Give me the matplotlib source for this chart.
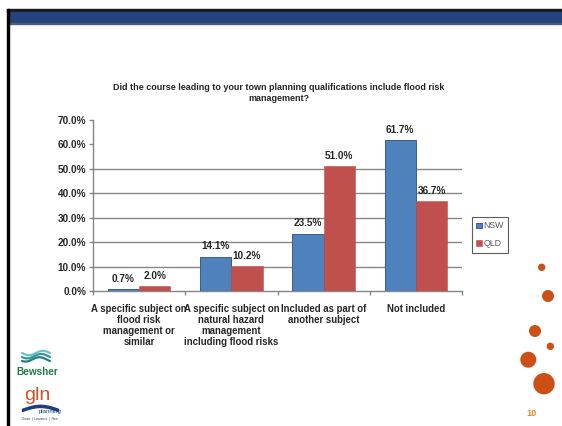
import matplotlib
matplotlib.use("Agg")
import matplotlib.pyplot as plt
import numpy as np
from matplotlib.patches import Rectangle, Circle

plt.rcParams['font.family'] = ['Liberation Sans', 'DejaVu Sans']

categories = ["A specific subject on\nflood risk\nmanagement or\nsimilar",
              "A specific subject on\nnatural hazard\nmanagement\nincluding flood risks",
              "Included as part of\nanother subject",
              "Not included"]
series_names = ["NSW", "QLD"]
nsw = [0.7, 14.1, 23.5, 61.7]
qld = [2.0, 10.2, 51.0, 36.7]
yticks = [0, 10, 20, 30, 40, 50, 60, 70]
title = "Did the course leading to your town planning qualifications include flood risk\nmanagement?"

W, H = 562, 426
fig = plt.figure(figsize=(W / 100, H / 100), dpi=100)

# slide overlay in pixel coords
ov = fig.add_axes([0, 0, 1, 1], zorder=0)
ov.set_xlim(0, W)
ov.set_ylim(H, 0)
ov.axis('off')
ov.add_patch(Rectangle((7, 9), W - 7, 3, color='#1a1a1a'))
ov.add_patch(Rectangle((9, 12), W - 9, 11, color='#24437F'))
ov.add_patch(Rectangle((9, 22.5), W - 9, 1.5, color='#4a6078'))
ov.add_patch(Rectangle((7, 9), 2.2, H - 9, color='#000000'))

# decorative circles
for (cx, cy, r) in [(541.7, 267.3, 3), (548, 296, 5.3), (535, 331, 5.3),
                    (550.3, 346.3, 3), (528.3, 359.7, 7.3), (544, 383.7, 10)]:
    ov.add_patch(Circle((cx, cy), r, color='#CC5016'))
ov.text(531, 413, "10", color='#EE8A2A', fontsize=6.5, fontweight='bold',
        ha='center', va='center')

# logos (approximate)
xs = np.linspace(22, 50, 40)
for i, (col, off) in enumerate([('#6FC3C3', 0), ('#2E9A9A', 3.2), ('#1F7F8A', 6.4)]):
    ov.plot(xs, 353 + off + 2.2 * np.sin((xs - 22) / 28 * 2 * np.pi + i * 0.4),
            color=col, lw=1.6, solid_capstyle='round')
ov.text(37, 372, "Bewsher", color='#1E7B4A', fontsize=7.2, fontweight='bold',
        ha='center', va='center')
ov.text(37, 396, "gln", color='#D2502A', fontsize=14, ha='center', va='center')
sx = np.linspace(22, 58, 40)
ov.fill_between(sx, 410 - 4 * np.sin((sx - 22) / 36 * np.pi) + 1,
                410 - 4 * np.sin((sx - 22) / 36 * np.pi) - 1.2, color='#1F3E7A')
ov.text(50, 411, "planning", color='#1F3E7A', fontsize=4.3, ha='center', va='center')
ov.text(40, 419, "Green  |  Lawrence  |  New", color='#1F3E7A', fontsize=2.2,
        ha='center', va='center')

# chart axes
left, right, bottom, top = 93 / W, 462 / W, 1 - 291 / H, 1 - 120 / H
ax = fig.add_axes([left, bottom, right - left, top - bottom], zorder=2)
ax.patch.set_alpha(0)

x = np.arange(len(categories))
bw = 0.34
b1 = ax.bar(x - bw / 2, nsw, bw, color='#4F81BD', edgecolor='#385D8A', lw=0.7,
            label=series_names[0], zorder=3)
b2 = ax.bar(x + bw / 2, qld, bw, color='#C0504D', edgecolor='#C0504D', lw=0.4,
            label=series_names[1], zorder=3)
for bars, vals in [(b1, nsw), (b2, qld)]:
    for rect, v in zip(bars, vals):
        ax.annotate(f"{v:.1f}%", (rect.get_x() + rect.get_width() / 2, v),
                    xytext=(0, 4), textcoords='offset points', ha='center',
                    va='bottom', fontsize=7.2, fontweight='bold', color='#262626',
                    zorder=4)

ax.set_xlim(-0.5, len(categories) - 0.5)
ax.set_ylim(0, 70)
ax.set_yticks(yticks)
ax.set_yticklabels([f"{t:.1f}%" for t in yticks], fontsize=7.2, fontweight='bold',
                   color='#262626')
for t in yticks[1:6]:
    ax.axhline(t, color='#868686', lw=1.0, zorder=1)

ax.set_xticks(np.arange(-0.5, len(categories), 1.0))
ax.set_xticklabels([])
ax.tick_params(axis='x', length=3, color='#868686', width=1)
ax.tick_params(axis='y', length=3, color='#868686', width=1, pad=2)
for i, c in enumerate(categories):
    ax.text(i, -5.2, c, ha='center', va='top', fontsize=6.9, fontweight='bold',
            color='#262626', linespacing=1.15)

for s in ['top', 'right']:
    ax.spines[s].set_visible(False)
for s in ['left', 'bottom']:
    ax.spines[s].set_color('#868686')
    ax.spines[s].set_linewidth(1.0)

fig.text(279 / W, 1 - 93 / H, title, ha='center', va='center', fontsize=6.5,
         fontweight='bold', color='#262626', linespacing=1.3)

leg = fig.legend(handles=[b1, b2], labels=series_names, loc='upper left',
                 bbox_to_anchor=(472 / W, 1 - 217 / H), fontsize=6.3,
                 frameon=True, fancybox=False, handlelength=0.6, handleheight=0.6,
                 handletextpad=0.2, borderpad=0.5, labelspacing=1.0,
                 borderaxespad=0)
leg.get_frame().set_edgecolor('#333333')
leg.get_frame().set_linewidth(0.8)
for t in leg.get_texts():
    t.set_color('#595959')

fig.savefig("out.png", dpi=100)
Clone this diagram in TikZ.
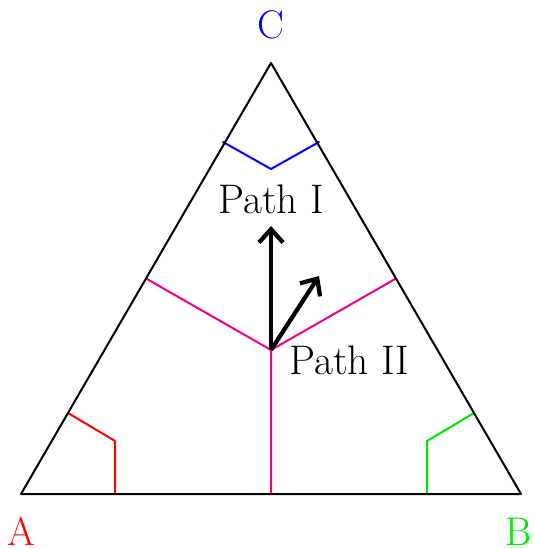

...

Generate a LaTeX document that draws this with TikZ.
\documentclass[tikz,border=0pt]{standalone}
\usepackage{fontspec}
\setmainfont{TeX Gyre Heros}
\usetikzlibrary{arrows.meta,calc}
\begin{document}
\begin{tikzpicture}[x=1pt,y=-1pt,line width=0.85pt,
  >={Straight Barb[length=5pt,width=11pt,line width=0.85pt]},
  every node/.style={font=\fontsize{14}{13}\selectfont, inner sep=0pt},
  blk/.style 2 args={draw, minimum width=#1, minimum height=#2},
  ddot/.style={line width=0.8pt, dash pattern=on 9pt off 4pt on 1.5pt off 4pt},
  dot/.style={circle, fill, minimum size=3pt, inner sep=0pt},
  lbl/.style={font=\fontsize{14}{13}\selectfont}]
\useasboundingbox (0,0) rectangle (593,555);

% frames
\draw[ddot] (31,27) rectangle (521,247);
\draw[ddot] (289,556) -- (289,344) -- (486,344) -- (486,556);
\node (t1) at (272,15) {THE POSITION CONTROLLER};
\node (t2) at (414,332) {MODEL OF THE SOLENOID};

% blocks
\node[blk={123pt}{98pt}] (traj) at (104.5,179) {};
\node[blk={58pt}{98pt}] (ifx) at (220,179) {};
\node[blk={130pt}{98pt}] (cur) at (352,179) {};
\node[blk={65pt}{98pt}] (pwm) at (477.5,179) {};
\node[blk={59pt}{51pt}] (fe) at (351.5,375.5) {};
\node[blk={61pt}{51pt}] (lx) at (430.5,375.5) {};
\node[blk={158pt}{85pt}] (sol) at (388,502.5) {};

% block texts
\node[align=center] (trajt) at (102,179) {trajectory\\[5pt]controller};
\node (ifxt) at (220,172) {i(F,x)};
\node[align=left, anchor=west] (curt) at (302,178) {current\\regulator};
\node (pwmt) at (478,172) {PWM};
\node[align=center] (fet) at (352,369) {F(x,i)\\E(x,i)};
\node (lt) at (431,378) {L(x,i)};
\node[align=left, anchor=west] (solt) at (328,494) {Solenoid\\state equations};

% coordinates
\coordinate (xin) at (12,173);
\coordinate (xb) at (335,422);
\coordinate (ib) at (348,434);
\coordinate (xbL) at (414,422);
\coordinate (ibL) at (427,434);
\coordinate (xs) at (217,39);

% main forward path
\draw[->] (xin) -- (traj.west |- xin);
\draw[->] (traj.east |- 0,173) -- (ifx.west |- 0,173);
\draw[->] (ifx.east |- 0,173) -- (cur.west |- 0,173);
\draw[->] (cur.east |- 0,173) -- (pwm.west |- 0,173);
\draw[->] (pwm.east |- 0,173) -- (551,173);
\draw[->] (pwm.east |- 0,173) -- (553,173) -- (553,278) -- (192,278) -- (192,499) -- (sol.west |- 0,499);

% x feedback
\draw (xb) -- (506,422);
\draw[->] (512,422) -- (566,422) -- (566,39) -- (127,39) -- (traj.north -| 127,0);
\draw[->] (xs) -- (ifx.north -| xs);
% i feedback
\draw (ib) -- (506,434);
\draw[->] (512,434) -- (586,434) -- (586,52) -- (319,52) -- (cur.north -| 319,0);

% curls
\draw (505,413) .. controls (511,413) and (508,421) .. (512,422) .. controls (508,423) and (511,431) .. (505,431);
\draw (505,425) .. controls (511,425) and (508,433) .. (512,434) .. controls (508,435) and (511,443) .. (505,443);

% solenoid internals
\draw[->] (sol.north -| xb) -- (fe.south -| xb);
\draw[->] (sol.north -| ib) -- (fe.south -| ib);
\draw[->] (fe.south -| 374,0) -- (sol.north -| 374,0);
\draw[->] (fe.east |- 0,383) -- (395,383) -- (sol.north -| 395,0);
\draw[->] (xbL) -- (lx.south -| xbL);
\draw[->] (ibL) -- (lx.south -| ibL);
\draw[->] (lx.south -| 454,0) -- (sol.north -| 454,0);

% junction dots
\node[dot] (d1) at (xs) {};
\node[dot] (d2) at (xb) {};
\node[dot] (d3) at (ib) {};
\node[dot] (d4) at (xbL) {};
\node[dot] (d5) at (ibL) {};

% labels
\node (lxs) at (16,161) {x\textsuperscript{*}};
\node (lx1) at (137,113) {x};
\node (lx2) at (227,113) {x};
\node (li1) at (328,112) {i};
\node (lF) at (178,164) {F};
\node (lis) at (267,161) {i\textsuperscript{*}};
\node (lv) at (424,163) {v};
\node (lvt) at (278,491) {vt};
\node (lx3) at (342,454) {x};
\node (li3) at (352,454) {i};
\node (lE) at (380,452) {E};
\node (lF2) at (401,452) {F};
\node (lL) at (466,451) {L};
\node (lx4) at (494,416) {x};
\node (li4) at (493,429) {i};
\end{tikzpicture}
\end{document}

...

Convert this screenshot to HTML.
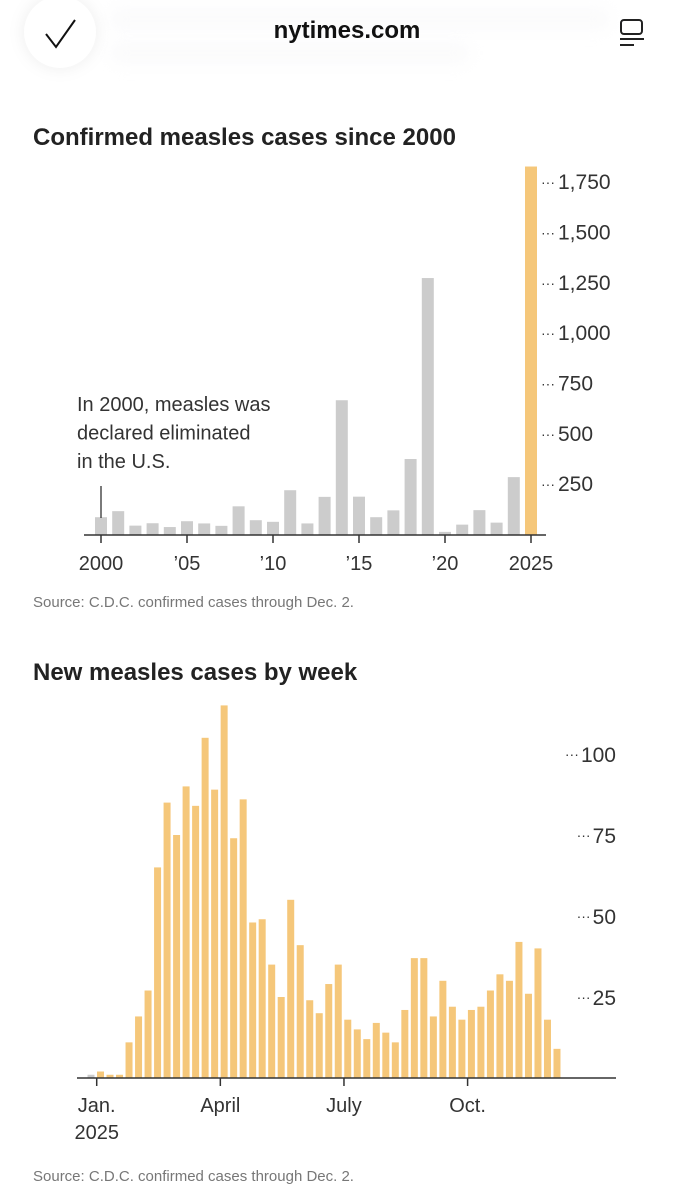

- _INSTRUCTIONS FOR THE TASK_:
Restate word for word the lines that begin at the one with "Give me the matplotlib source for this chart." and end at the one with "plt.rcParams['font.family'] = ['Liberation", including both, and leave every picture aside.

- _WORKED ANSWER_:
Give me the matplotlib source for this chart.
import matplotlib
matplotlib.use("Agg")
import matplotlib.pyplot as plt
import numpy as np
from matplotlib.patches import Rectangle, Circle

plt.rcParams['font.family'] = ['Liberation Sans', 'DejaVu Sans']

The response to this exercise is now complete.